Like everyone else, my heart broke yesterday reading the news about the explosion that happened outside Ariana Grande’s concert which claimed 22 lives and left 59 people injured. This was a cowardly act by a lone wolf and we mourn the loss of these young people and pray for their families. I have also been so moved by the actions of the people of Manchester who have gone out in droves to donate blood, offered their money and homes to help the people affected by this tragic incident.
Normally I don’t engage with the likes of Piers Morgan and Katie Hopkins, but after stumbling onto Morgan’s article on social media, I was at an utter dismay as to how this was considered to be an appropriate response in the aftermath of the tragedy. Hence this post addressing the main conclusion of his article. Below is an extract:
But I’m sorry, there must be more Muslims can do as a community to spot these killers in their midst before they commit carnage.
In fact, I’m not sorry.
Frankly, I’m sick and tired of everyone treading on politically correct eggshells when it comes to this issue.
The assumption that Muslims are silent about extremist threats is dangerous for our entire community. Speaking at a news conference last year, Former FBI director James Comey said Muslims “do not want people committing violence, either in their community or in the name of their faith, and so some of our most productive relationships are with people who see things and tell us things who happen to be Muslim.” Quite frankly it’s surprising that this has to be reiterated.
In his article, Piers Morgan is clearly oblivious to the government mandated counter-terrorism strategy called Prevent which is in full effect in our community. This means that schools, colleges and universities are legally obliged to monitor and report on students who may be at risk of ‘violent extremism’. Despite the fact that a host of civil liberty organisations, MPs and teachers have called for the abandonment of Prevent, deeming it counterproductive, some Muslim leaders continue to comply with Prevent precisely because of people like Piers Morgan who argue that Muslims are not doing enough to root out extremism.
In addition, Morgan’s article is quite frankly an insult against Imams in our community including Omar Suleiman, Imam Suhaib Webb and other British Imams who cannot be publicly named because of the severity of the threat that ISIS has issued against them. These Imams are considered ‘obligatory targets’, that should be ‘made examples of’ because they vehemently preach against extremist ideology. To assume that the community is not doing enough, therefore, is reckless.
I am yet to see Piers Morgan write an article calling for the police community to do more to root out bad cops every time a black person is murdered in cold blood.
Where was Piers Morgan to ask white people to root out extremists when Anders Breivik murdered 77 people.
Or when Dylan Roof walked into a black church and claimed the lives of nine people who unknowingly welcomed him to their midst?
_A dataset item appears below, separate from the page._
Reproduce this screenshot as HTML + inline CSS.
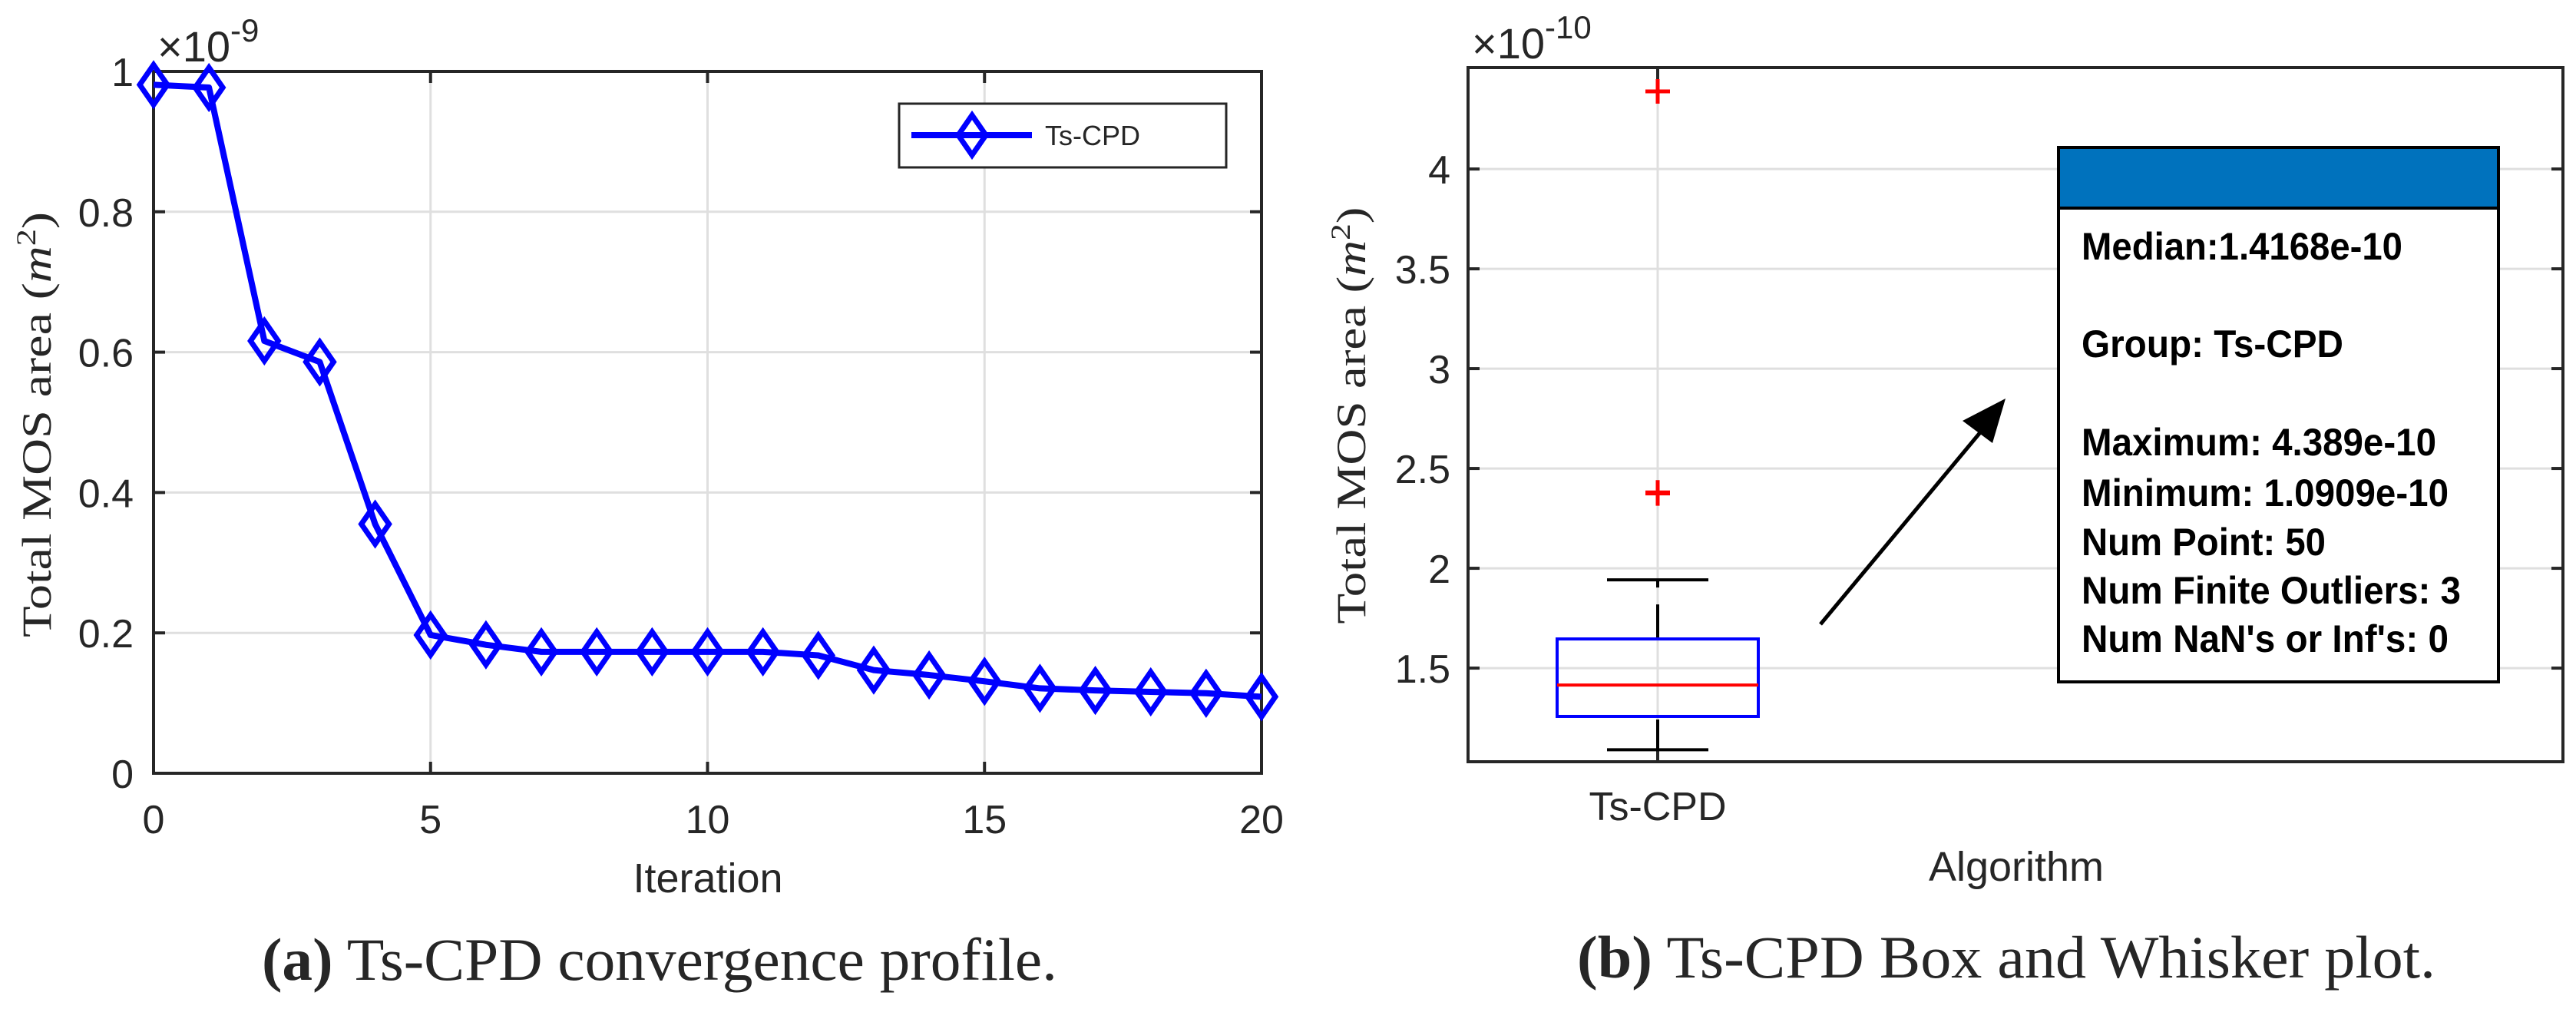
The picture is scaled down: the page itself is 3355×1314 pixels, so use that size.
<!DOCTYPE html>
<html><head><meta charset="utf-8"><style>
html,body{margin:0;padding:0;background:#fff;}
svg{display:block;}
text{font-family:"Liberation Sans Narrow","Liberation Sans",sans-serif;fill:#262626;}
.serif{font-family:"Liberation Serif",serif;}
.bold{font-weight:bold;fill:#000;}
</style></head><body>
<svg id="fig" width="3355" height="1314" viewBox="0 0 3355 1314" xmlns="http://www.w3.org/2000/svg">
<rect width="3355" height="1314" fill="#fff"/>
<g id="left"></g>
<g id="right"></g>
<text class="serif" x="859" y="1276" font-size="78" text-anchor="middle" textLength="1036" lengthAdjust="spacingAndGlyphs" fill="#000"><tspan font-weight="bold">(a)</tspan> Ts-CPD convergence profile.</text>
<text class="serif" x="2613" y="1273" font-size="78" text-anchor="middle" textLength="1118" lengthAdjust="spacingAndGlyphs" fill="#000"><tspan font-weight="bold">(b)</tspan> Ts-CPD Box and Whisker plot.</text>
</svg>
<script>
// ---- Left chart data ----
const iterations = [0,1,2,3,4,5,6,7,8,9,10,11,12,13,14,15,16,17,18,19,20];
const mosArea = [0.981,0.977,0.616,0.586,0.355,0.197,0.183,0.173,0.173,0.173,0.173,0.173,0.168,0.147,0.140,0.131,0.121,0.118,0.116,0.114,0.109];
const leftXTicks = [0,5,10,15,20];
const leftYTicks = [0,0.2,0.4,0.6,0.8,1];
const leftYTickLabels = ["0","0.2","0.4","0.6","0.8","1"];
// ---- Right chart data ----
const boxCategories = ["Ts-CPD"];
const boxQ1 = [1.258];
const boxMedian = [1.415];
const boxQ3 = [1.646];
const whiskerLow = [1.0909];
const whiskerHigh = [1.942];
const outliers = [4.389, 2.38, 2.375];
const rightYTicks = [1.5,2,2.5,3,3.5,4];
const rightYTickLabels = ["1.5","2","2.5","3","3.5","4"];
const infoLines = ["Median:1.4168e-10","Group: Ts-CPD","Maximum: 4.389e-10","Minimum: 1.0909e-10","Num Point: 50","Num Finite Outliers: 3","Num NaN's or Inf's: 0"];

const NS="http://www.w3.org/2000/svg";
function mk(parent,tag,attrs){const e=document.createElementNS(NS,tag);for(const k in attrs)e.setAttribute(k,attrs[k]);parent.appendChild(e);return e;}
const AX="#262626", GRID="#dfdfdf";

// ===== Left =====
(function(){
const g=document.getElementById('left');
const L=200,R=1643,T=93,B=1007;
const xs=v=>L+(v-0)/(20-0)*(R-L);
const ys=v=>B-(v-0)/(1-0)*(B-T);
leftXTicks.forEach(v=>{
  const gl=mk(g,'line',{x1:xs(v),x2:xs(v),y1:T,y2:B,stroke:GRID,'stroke-width':3});
  
  
});
leftYTicks.forEach(v=>{
  const gl=mk(g,'line',{x1:L,x2:R,y1:ys(v),y2:ys(v),stroke:GRID,'stroke-width':3});
  
  
});
const box=mk(g,'rect',{x:L,y:T,width:R-L,height:B-T,fill:'none',stroke:AX,'stroke-width':4});


leftXTicks.forEach(v=>{
  mk(g,'line',{x1:xs(v),x2:xs(v),y1:B,y2:B-15,stroke:AX,'stroke-width':4});
  mk(g,'line',{x1:xs(v),x2:xs(v),y1:T,y2:T+15,stroke:AX,'stroke-width':4});
  const t=mk(g,'text',{x:xs(v),y:1085,'font-size':52,'text-anchor':'middle'});
  t.textContent=String(v);
  
  
});
leftYTicks.forEach((v,i)=>{
  mk(g,'line',{x1:L,x2:L+15,y1:ys(v),y2:ys(v),stroke:AX,'stroke-width':4});
  mk(g,'line',{x1:R,x2:R-15,y1:ys(v),y2:ys(v),stroke:AX,'stroke-width':4});
  const t=mk(g,'text',{x:174,y:ys(v)+19,'font-size':52,'text-anchor':'end'});
  t.textContent=leftYTickLabels[i];
  
  
});
const pts=iterations.map((v,i)=>xs(v)+','+ys(mosArea[i])).join(' ');
const line=mk(g,'polyline',{points:pts,fill:'none',stroke:'#0000ff','stroke-width':8,'stroke-linejoin':'round'});


iterations.forEach((v,i)=>{
  const cx=xs(v),cy=ys(mosArea[i]);
  const d=mk(g,'polygon',{points:`${cx},${cy-26} ${cx+18},${cy} ${cx},${cy+26} ${cx-18},${cy}`,fill:'none',stroke:'#0000ff','stroke-width':7});
  
  
});
const ex=mk(g,'text',{x:205,y:80,'font-size':56});
ex.innerHTML='×10<tspan dy="-26" font-size="42">-9</tspan>';


const xt=mk(g,'text',{x:922,y:1162,'font-size':54,'text-anchor':'middle'});
xt.textContent='Iteration';


const yt=mk(g,'text',{x:0,y:0,'font-size':54,'text-anchor':'middle','class':'serif',transform:'translate(66,553) rotate(-90)',textLength:554,lengthAdjust:'spacingAndGlyphs'});
yt.innerHTML='Total MOS area (<tspan font-style="italic">m</tspan><tspan dy="-20" font-size="36">2</tspan><tspan dy="20">)</tspan>';


const lg=mk(g,'g',{});


mk(lg,'rect',{x:1171,y:135,width:426,height:83,fill:'#fff',stroke:AX,'stroke-width':3});
mk(lg,'line',{x1:1187,x2:1344,y1:176,y2:176,stroke:'#0000ff','stroke-width':8});
mk(lg,'polygon',{points:'1266,150 1284,176 1266,202 1248,176',fill:'none',stroke:'#0000ff','stroke-width':7});
const lt=mk(lg,'text',{x:1361,y:189,'font-size':36,fill:'#000'});
lt.textContent='Ts-CPD';


})();

// ===== Right =====
(function(){
const g=document.getElementById('right');
const L=1912,R=3338,T=88,B=992;
const ymin=1.031,ymax=4.508;
const ys=v=>B-(v-ymin)/(ymax-ymin)*(B-T);
const cx=2159;
mk(g,'line',{x1:cx,x2:cx,y1:T,y2:B,stroke:GRID,'stroke-width':3});
rightYTicks.forEach(v=>{
  const gl=mk(g,'line',{x1:L,x2:R,y1:ys(v),y2:ys(v),stroke:GRID,'stroke-width':3});
  
  
});
const box=mk(g,'rect',{x:L,y:T,width:R-L,height:B-T,fill:'none',stroke:AX,'stroke-width':4});


mk(g,'line',{x1:cx,x2:cx,y1:B,y2:B-15,stroke:AX,'stroke-width':4});
mk(g,'line',{x1:cx,x2:cx,y1:T,y2:T+15,stroke:AX,'stroke-width':4});
rightYTicks.forEach((v,i)=>{
  mk(g,'line',{x1:L,x2:L+15,y1:ys(v),y2:ys(v),stroke:AX,'stroke-width':4});
  mk(g,'line',{x1:R,x2:R-15,y1:ys(v),y2:ys(v),stroke:AX,'stroke-width':4});
  const t=mk(g,'text',{x:1889,y:ys(v)+19,'font-size':52,'text-anchor':'end'});
  t.textContent=rightYTickLabels[i];
  
  
});
boxCategories.forEach((c,i)=>{
  const hw=131, cw=66;
  const w1=mk(g,'line',{x1:cx,x2:cx,y1:ys(boxQ3[i]),y2:ys(whiskerHigh[i]),stroke:'#000','stroke-width':4,'stroke-dasharray':'45,22'});
  
  
  const w2=mk(g,'line',{x1:cx,x2:cx,y1:ys(boxQ1[i])+4,y2:ys(whiskerLow[i]),stroke:'#000','stroke-width':4});
  
  
  const c1=mk(g,'line',{x1:cx-cw,x2:cx+cw,y1:ys(whiskerHigh[i]),y2:ys(whiskerHigh[i]),stroke:'#000','stroke-width':4});
  
  
  const c2=mk(g,'line',{x1:cx-cw,x2:cx+cw,y1:ys(whiskerLow[i]),y2:ys(whiskerLow[i]),stroke:'#000','stroke-width':4});
  
  
  const b=mk(g,'rect',{x:cx-hw,y:ys(boxQ3[i]),width:2*hw,height:ys(boxQ1[i])-ys(boxQ3[i]),fill:'none',stroke:'#0000ff','stroke-width':4});
  
  
  const m=mk(g,'line',{x1:cx-hw,x2:cx+hw,y1:ys(boxMedian[i]),y2:ys(boxMedian[i]),stroke:'#ff0000','stroke-width':4});
  
  
  const t=mk(g,'text',{x:cx,y:1068,'font-size':52,'text-anchor':'middle'});
  t.textContent=c;
  
  
});
outliers.forEach(v=>{
  const y=ys(v);
  const o=mk(g,'path',{d:`M${cx-16},${y}H${cx+16}M${cx},${y-16}V${y+16}`,stroke:'#ff0000','stroke-width':5,fill:'none'});
  
  
});
const ex=mk(g,'text',{x:1917,y:76,'font-size':56});
ex.innerHTML='×10<tspan dy="-26" font-size="42">-10</tspan>';


const xt=mk(g,'text',{x:2626,y:1147,'font-size':54,'text-anchor':'middle'});
xt.textContent='Algorithm';


const yt=mk(g,'text',{x:0,y:0,'font-size':54,'text-anchor':'middle','class':'serif',transform:'translate(1778,541) rotate(-90)',textLength:543,lengthAdjust:'spacingAndGlyphs'});
yt.innerHTML='Total MOS area (<tspan font-style="italic">m</tspan><tspan dy="-20" font-size="36">2</tspan><tspan dy="20">)</tspan>';


const ar=mk(g,'g',{});


mk(ar,'line',{x1:2371,y1:813,x2:2590,y2:550,stroke:'#000','stroke-width':5});
mk(ar,'polygon',{points:'2612,519 2556,548 2595,577',fill:'#000'});
const ib=mk(g,'g',{});


mk(ib,'rect',{x:2681,y:192,width:573,height:696,fill:'#fff',stroke:'#000','stroke-width':4});
const hd=mk(ib,'rect',{x:2681,y:192,width:573,height:79,fill:'#0072bd',stroke:'#000','stroke-width':4});


const lineY=[338,465,593,659,723,786,849];
const lineW=[418,341,462,478,318,494,478];
infoLines.forEach((s,i)=>{
  const t=mk(ib,'text',{x:2711,y:lineY[i],'font-size':50,'class':'bold',textLength:lineW[i],lengthAdjust:'spacingAndGlyphs'});
  t.textContent=s;
  
  
});
})();
</script>
</body></html>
Using the logic laid out in Morgan’s article, the communities that the perpetrators belong to should have been able to identify the perpetrators beforehand and report them before they committed acts of atrocities.
Whilst this is not the time to play tit for tat with the lives of innocent people, it’s extremely important to highlight the danger of the notion that the Muslim community is somehow more equipped in spotting potential terrorists than any other community.
And even worse, not only do articles such as these dehumanise us, it implies that the community is silent and thus complicit in acts of grotesque violence. This is the kind of rhetoric that fuels hate crimes against Muslims (Islamophobia), particularly identifiable Muslims like myself and it’s dangerous. In an abhorrent tweet, Katie Hopkins called for a final solution against Muslims employing a term used by Nazis during the Holocaust.
Morgan’s article ignores the reality for a vast majority of Muslims who will the suffer consequences for statements such as his. His rhetoric erases our pain, as human beings, as Muslims for our fellow brothers and sisters. His statement sidelines the fact that this is not the kind of world that we envision for ourselves and fellow human beings. Morgan is clearly oblivious to the reality of young Muslim women like me who feel like we’re walking targets because we’re held accountable for actions that we are not responsible for. Ignorant to the trauma of constantly replaying a video of a sister being pushed onto a train platform for no other reason than this. Or reading about a pregnant Muslim woman being kicked in the stomach. Or a close friend having to leave work early yesterday because her colleagues spoke to her as if she was one of ‘them.’ We feel the heartbreak and the loss. We too were in pain, and angry as we woke up to another day of senseless violence.
So, Dear Piers Morgan, your article was irresponsible and No, this is not the time for your dangerous rhetoric.
In the words of an amazing man,
“We can react in a lot of ways. We can react in anger or we can react by doing.”
Again, my thoughts and prayers are with people who have lost their loved ones and if you can, please do donate to social chain’s fundraising efforts or Muslims for Manchester to support the funeral expenses and personal costs of people affected by the tragic events at Manchester. Thank you for reading.